Task details
For this exercise, repeat all of the material verbatim apart from its images.

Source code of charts

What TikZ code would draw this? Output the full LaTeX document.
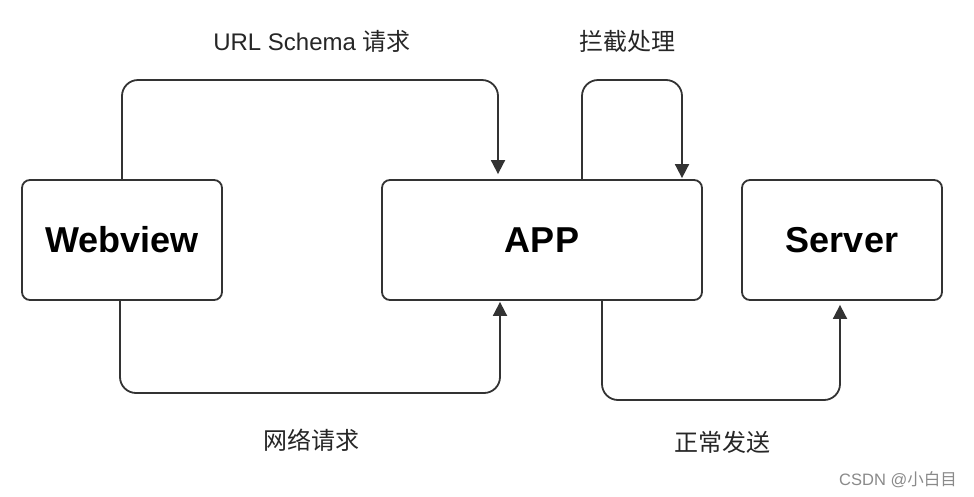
\documentclass[tikz,border=0pt]{standalone}
\usepackage{fontspec}
\setmainfont{Liberation Sans}
\newfontfamily\cjk{Noto Sans CJK SC}
\usetikzlibrary{arrows.meta,calc}
\definecolor{ln}{HTML}{333333}
\definecolor{wm}{HTML}{8A8A8A}
\tikzset{
  boxnode/.style={draw=ln, line width=1.8pt, rounded corners=8pt, inner sep=0pt,
    minimum height=120pt, font=\fontsize{36}{42}\selectfont\bfseries, text=black},
  conn/.style={draw=ln, line width=1.8pt, rounded corners=16pt,
    -{Triangle[width=14pt,length=14pt]}},
  lbl/.style={font=\fontsize{24}{28}\selectfont, text=black!85, inner sep=0pt}
}
\begin{document}
\begin{tikzpicture}[x=1pt,y=-1pt]
\useasboundingbox (0,0) rectangle (974,496);
\fill[white] (0,0) rectangle (974,496);
\node[boxnode, minimum width=200pt] (web) at (122,240) {Webview};
\node[boxnode, minimum width=320pt] (app) at (542,240) {APP};
\node[boxnode, minimum width=200pt] (srv) at (842,240) {Server};

\draw[conn, shorten >=5pt] (web.north) -- (122,80) -- (498,80) -- (498,80 |- app.north);
\draw[conn, shorten >=1pt] (582,80 |- app.north) -- (582,80) -- (682,80) -- (682,80 |- app.north);
\draw[conn, shorten >=1pt] (120,393 |- web.south) -- (120,393) -- (500,393) -- (500,393 |- app.south);
\draw[conn, shorten >=4pt] (602,400 |- app.south) -- (602,400) -- (840,400) -- (840,400 |- srv.south);

\node[lbl] (l1) at (312,41) {URL Schema {\cjk 请求}};
\node[lbl] (l2) at (627,41) {\cjk 拦截处理};
\node[lbl] (l3) at (311,440) {\cjk 网络请求};
\node[lbl] (l4) at (722,442) {\cjk 正常发送};
\node[font=\fontsize{16.5}{18}\selectfont, text=wm, inner sep=0pt] (wmk) at (898,480) {CSDN @{\cjk 小白目}};
\end{tikzpicture}
\end{document}
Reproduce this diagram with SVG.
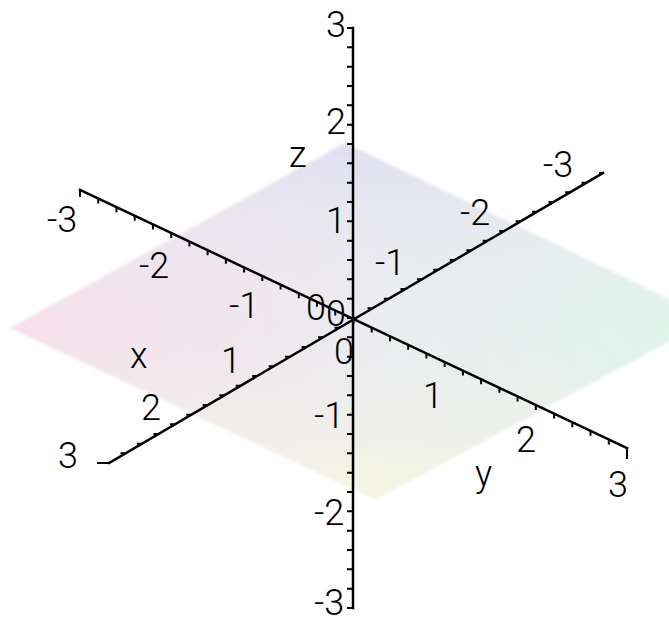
<svg xmlns="http://www.w3.org/2000/svg" width="669" height="625" viewBox="0 0 669 625">
<style>
.ax{stroke:#000;stroke-width:2.5;fill:none;stroke-linecap:square}
.tk{stroke:#000;stroke-width:2;fill:none}
text{font-family:Roboto,"Liberation Sans",Arial,sans-serif;font-weight:300;font-size:36px;fill:#000}
</style>
<defs>
<linearGradient id="gh" gradientUnits="userSpaceOnUse" x1="10" y1="0" x2="711" y2="0">
<stop offset="0" stop-color="#f8dfea"/>
<stop offset="0.5" stop-color="#ebebef"/>
<stop offset="1" stop-color="#dcf5ea"/>
</linearGradient>
<linearGradient id="gv" gradientUnits="userSpaceOnUse" x1="0" y1="143" x2="0" y2="500">
<stop offset="0" stop-color="#dedef3" stop-opacity="0.9"/>
<stop offset="0.5" stop-color="#ececec" stop-opacity="0"/>
<stop offset="1" stop-color="#f7f7e2" stop-opacity="0.95"/>
</linearGradient>
<filter id="soft" x="-5%" y="-5%" width="110%" height="110%"><feGaussianBlur stdDeviation="1.5"/></filter>
</defs>
<rect width="669" height="625" fill="#fff"/>
<g id="plane" filter="url(#soft)">
<polygon points="10,328 345,143 711,319 375,500" fill="url(#gh)"/>
<polygon points="10,328 345,143 711,319 375,500" fill="url(#gv)"/>
</g>
<g id="axes">
<g id="z-axis">
<line class="ax" x1="353" y1="28" x2="353" y2="608"/>
<line x1="350" y1="27" x2="350" y2="610" stroke="#000" stroke-width="6" stroke-dasharray="2 17.333"/>
</g>
<g id="y-axis">
<line class="ax" x1="80" y1="190" x2="627" y2="448"/>
<path class="tk" d="M80 190v7M98.2 198.6v5M116.5 207.2v5M134.7 215.8v5M152.9 224.4v5M171.2 233v5M189.4 241.6v5M207.6 250.2v5M225.9 258.8v5M244.1 267.4v5M262.3 276v5M280.6 284.6v5M298.8 293.2v5M317 301.8v5M335.3 310.4v5M353.5 319v5M371.7 327.6v5M390 336.2v5M408.2 344.8v5M426.4 353.4v5M444.7 362v5M462.9 370.6v5M481.1 379.2v5M499.4 387.8v5M517.6 396.4v5M535.8 405v5M554.1 413.6v5M572.3 422.2v5M590.5 430.8v5M608.8 439.4v5M627 448v11"/>
</g>
<g id="x-axis">
<line class="ax" x1="109" y1="463" x2="603" y2="173"/>
<path class="tk" d="M109 463h-12M125.5 453.3h-5M141.9 443.7h-5M158.4 434h-5M174.9 424.3h-5M191.3 414.7h-5M207.8 405h-5M224.3 395.3h-5M240.7 385.7h-5M257.2 376h-5M273.7 366.3h-5M290.1 356.7h-5M306.6 347h-5M323.1 337.3h-5M339.5 327.7h-5M356 318h-5M372.5 308.3h-5M388.9 298.7h-5M405.4 289h-5M421.9 279.3h-5M438.3 269.7h-5M454.8 260h-5M471.3 250.3h-5M487.7 240.7h-5M504.2 231h-5M520.7 221.3h-5M537.1 211.7h-5M553.6 202h-5M570.1 192.3h-5M586.5 182.7h-5M603 173h-4"/>
</g>
</g>
<g id="z-labels">
<text x="326" y="37">3</text>
<text x="326" y="134">2</text>
<text x="326" y="233">1</text>
<text x="334" y="364">0</text>
<text x="314" y="428">-1</text>
<text x="314" y="525">-2</text>
<text x="314" y="615">-3</text>
<text x="289" y="167">z</text>
</g>
<g id="y-labels">
<text x="47" y="232">-3</text>
<text x="139" y="278">-2</text>
<text x="229" y="318">-1</text>
<text x="306" y="320">0</text>
<text x="423" y="408">1</text>
<text x="516" y="452">2</text>
<text x="608" y="497">3</text>
<text x="475" y="486">y</text>
</g>
<g id="x-labels">
<text x="58" y="468">3</text>
<text x="141" y="420">2</text>
<text x="221" y="373">1</text>
<text x="130" y="368">x</text>
<text x="326" y="326">0</text>
<text x="375" y="275">-1</text>
<text x="460" y="225">-2</text>
<text x="543" y="177">-3</text>
</g>
</svg>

Complete output
What TikZ code would draw this? Output the full LaTeX document.
\documentclass[tikz,border=0pt]{standalone}
\usepackage{fontspec}
\setmainfont{Liberation Sans}
\newfontfamily\cjk{Noto Sans CJK SC}
\usetikzlibrary{arrows.meta,calc}
\definecolor{ln}{HTML}{333333}
\definecolor{wm}{HTML}{8A8A8A}
\tikzset{
  boxnode/.style={draw=ln, line width=1.8pt, rounded corners=8pt, inner sep=0pt,
    minimum height=120pt, font=\fontsize{36}{42}\selectfont\bfseries, text=black},
  conn/.style={draw=ln, line width=1.8pt, rounded corners=16pt,
    -{Triangle[width=14pt,length=14pt]}},
  lbl/.style={font=\fontsize{24}{28}\selectfont, text=black!85, inner sep=0pt}
}
\begin{document}
\begin{tikzpicture}[x=1pt,y=-1pt]
\useasboundingbox (0,0) rectangle (974,496);
\fill[white] (0,0) rectangle (974,496);
\node[boxnode, minimum width=200pt] (web) at (122,240) {Webview};
\node[boxnode, minimum width=320pt] (app) at (542,240) {APP};
\node[boxnode, minimum width=200pt] (srv) at (842,240) {Server};

\draw[conn, shorten >=5pt] (web.north) -- (122,80) -- (498,80) -- (498,80 |- app.north);
\draw[conn, shorten >=1pt] (582,80 |- app.north) -- (582,80) -- (682,80) -- (682,80 |- app.north);
\draw[conn, shorten >=1pt] (120,393 |- web.south) -- (120,393) -- (500,393) -- (500,393 |- app.south);
\draw[conn, shorten >=4pt] (602,400 |- app.south) -- (602,400) -- (840,400) -- (840,400 |- srv.south);

\node[lbl] (l1) at (312,41) {URL Schema {\cjk 请求}};
\node[lbl] (l2) at (627,41) {\cjk 拦截处理};
\node[lbl] (l3) at (311,440) {\cjk 网络请求};
\node[lbl] (l4) at (722,442) {\cjk 正常发送};
\node[font=\fontsize{16.5}{18}\selectfont, text=wm, inner sep=0pt] (wmk) at (898,480) {CSDN @{\cjk 小白目}};
\end{tikzpicture}
\end{document}
Reproduce this diagram with SVG.
<svg xmlns="http://www.w3.org/2000/svg" width="669" height="625" viewBox="0 0 669 625">
<style>
.ax{stroke:#000;stroke-width:2.5;fill:none;stroke-linecap:square}
.tk{stroke:#000;stroke-width:2;fill:none}
text{font-family:Roboto,"Liberation Sans",Arial,sans-serif;font-weight:300;font-size:36px;fill:#000}
</style>
<defs>
<linearGradient id="gh" gradientUnits="userSpaceOnUse" x1="10" y1="0" x2="711" y2="0">
<stop offset="0" stop-color="#f8dfea"/>
<stop offset="0.5" stop-color="#ebebef"/>
<stop offset="1" stop-color="#dcf5ea"/>
</linearGradient>
<linearGradient id="gv" gradientUnits="userSpaceOnUse" x1="0" y1="143" x2="0" y2="500">
<stop offset="0" stop-color="#dedef3" stop-opacity="0.9"/>
<stop offset="0.5" stop-color="#ececec" stop-opacity="0"/>
<stop offset="1" stop-color="#f7f7e2" stop-opacity="0.95"/>
</linearGradient>
<filter id="soft" x="-5%" y="-5%" width="110%" height="110%"><feGaussianBlur stdDeviation="1.5"/></filter>
</defs>
<rect width="669" height="625" fill="#fff"/>
<g id="plane" filter="url(#soft)">
<polygon points="10,328 345,143 711,319 375,500" fill="url(#gh)"/>
<polygon points="10,328 345,143 711,319 375,500" fill="url(#gv)"/>
</g>
<g id="axes">
<g id="z-axis">
<line class="ax" x1="353" y1="28" x2="353" y2="608"/>
<line x1="350" y1="27" x2="350" y2="610" stroke="#000" stroke-width="6" stroke-dasharray="2 17.333"/>
</g>
<g id="y-axis">
<line class="ax" x1="80" y1="190" x2="627" y2="448"/>
<path class="tk" d="M80 190v7M98.2 198.6v5M116.5 207.2v5M134.7 215.8v5M152.9 224.4v5M171.2 233v5M189.4 241.6v5M207.6 250.2v5M225.9 258.8v5M244.1 267.4v5M262.3 276v5M280.6 284.6v5M298.8 293.2v5M317 301.8v5M335.3 310.4v5M353.5 319v5M371.7 327.6v5M390 336.2v5M408.2 344.8v5M426.4 353.4v5M444.7 362v5M462.9 370.6v5M481.1 379.2v5M499.4 387.8v5M517.6 396.4v5M535.8 405v5M554.1 413.6v5M572.3 422.2v5M590.5 430.8v5M608.8 439.4v5M627 448v11"/>
</g>
<g id="x-axis">
<line class="ax" x1="109" y1="463" x2="603" y2="173"/>
<path class="tk" d="M109 463h-12M125.5 453.3h-5M141.9 443.7h-5M158.4 434h-5M174.9 424.3h-5M191.3 414.7h-5M207.8 405h-5M224.3 395.3h-5M240.7 385.7h-5M257.2 376h-5M273.7 366.3h-5M290.1 356.7h-5M306.6 347h-5M323.1 337.3h-5M339.5 327.7h-5M356 318h-5M372.5 308.3h-5M388.9 298.7h-5M405.4 289h-5M421.9 279.3h-5M438.3 269.7h-5M454.8 260h-5M471.3 250.3h-5M487.7 240.7h-5M504.2 231h-5M520.7 221.3h-5M537.1 211.7h-5M553.6 202h-5M570.1 192.3h-5M586.5 182.7h-5M603 173h-4"/>
</g>
</g>
<g id="z-labels">
<text x="326" y="37">3</text>
<text x="326" y="134">2</text>
<text x="326" y="233">1</text>
<text x="334" y="364">0</text>
<text x="314" y="428">-1</text>
<text x="314" y="525">-2</text>
<text x="314" y="615">-3</text>
<text x="289" y="167">z</text>
</g>
<g id="y-labels">
<text x="47" y="232">-3</text>
<text x="139" y="278">-2</text>
<text x="229" y="318">-1</text>
<text x="306" y="320">0</text>
<text x="423" y="408">1</text>
<text x="516" y="452">2</text>
<text x="608" y="497">3</text>
<text x="475" y="486">y</text>
</g>
<g id="x-labels">
<text x="58" y="468">3</text>
<text x="141" y="420">2</text>
<text x="221" y="373">1</text>
<text x="130" y="368">x</text>
<text x="326" y="326">0</text>
<text x="375" y="275">-1</text>
<text x="460" y="225">-2</text>
<text x="543" y="177">-3</text>
</g>
</svg>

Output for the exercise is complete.